Senator: State facing crisis in care
Friday, March 10, 2000 | 12:37 p.m.
A key member of a legislative subcommittee studying long-term care in Nevada said the state could go bankrupt within a decade unless a solution is found to the high cost.
The subcommittee met for the third time Thursday at the Sawyer State Office Building.
"Long-term care is going to bankrupt the state in 10 years if we don't do something about it," Sen. Ray Rawson, R-Las Vegas, one of the Legislature's authorities on health care, said after Thursday's meeting.
Failing any other solution besides bankruptcy, Rawson said the increasing need for long-term care will put the state in the position of having to either raise taxes or tap into funds now going elsewhere, such as education.
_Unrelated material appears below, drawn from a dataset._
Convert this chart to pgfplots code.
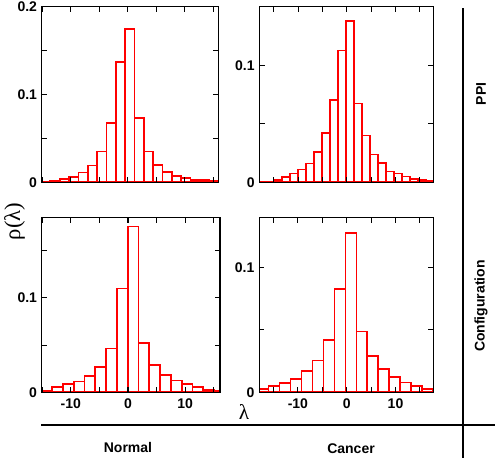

The subcommittee began studying the long-term care issue after two Senate bills on the topic were rejected by the 1999 Legislature.
Senate Bill 446, introduced by the Legislative Commission on Health Care, would have provided long-term care insurance to public employees and retired public employees, but costs were considered too high.
Rawson said, however, that long-term insurance is a big enough issue for public employees that passage of a bill is inevitable. If the public employees insurance bill does not pass in the Legislature's 2001 session, it will pass in 2003, Rawson predicted.
Jan Marie Reed, executive officer of the Public Employees Benefits Program, said long-term care is the largest unfunded liability facing Americans. Comparing the chances of needing various insurance coverages, she said that there is a one-in-88 chance of using home insurance, a one-in-45 chance of using car insurance and a one-in-four chance of using long-term care insurance.
Senate Bill 370 would have used tobacco settlement funds to establish a long-term care insurance program for low-income elderly residents. Even though the bill was killed, Rawson said some of the tobacco funds are indeed destined for such long-term care.
Rawson said the subcommittee believes that people should be encouraged to provide long-term insurance coverage on their own.
"One way is to stimulate people to buy it for themselves," Rawson said. "It's just beginning to be a market. Every generation until now you've taken care of your parents. We can't do that now."
The subcommittee is reviewing alternatives to placing people in institutions for long-term care. An example discussed Thursday would be expanding the Community Home-Based Initiatives Program, or CHIP, which provides day care and assistance.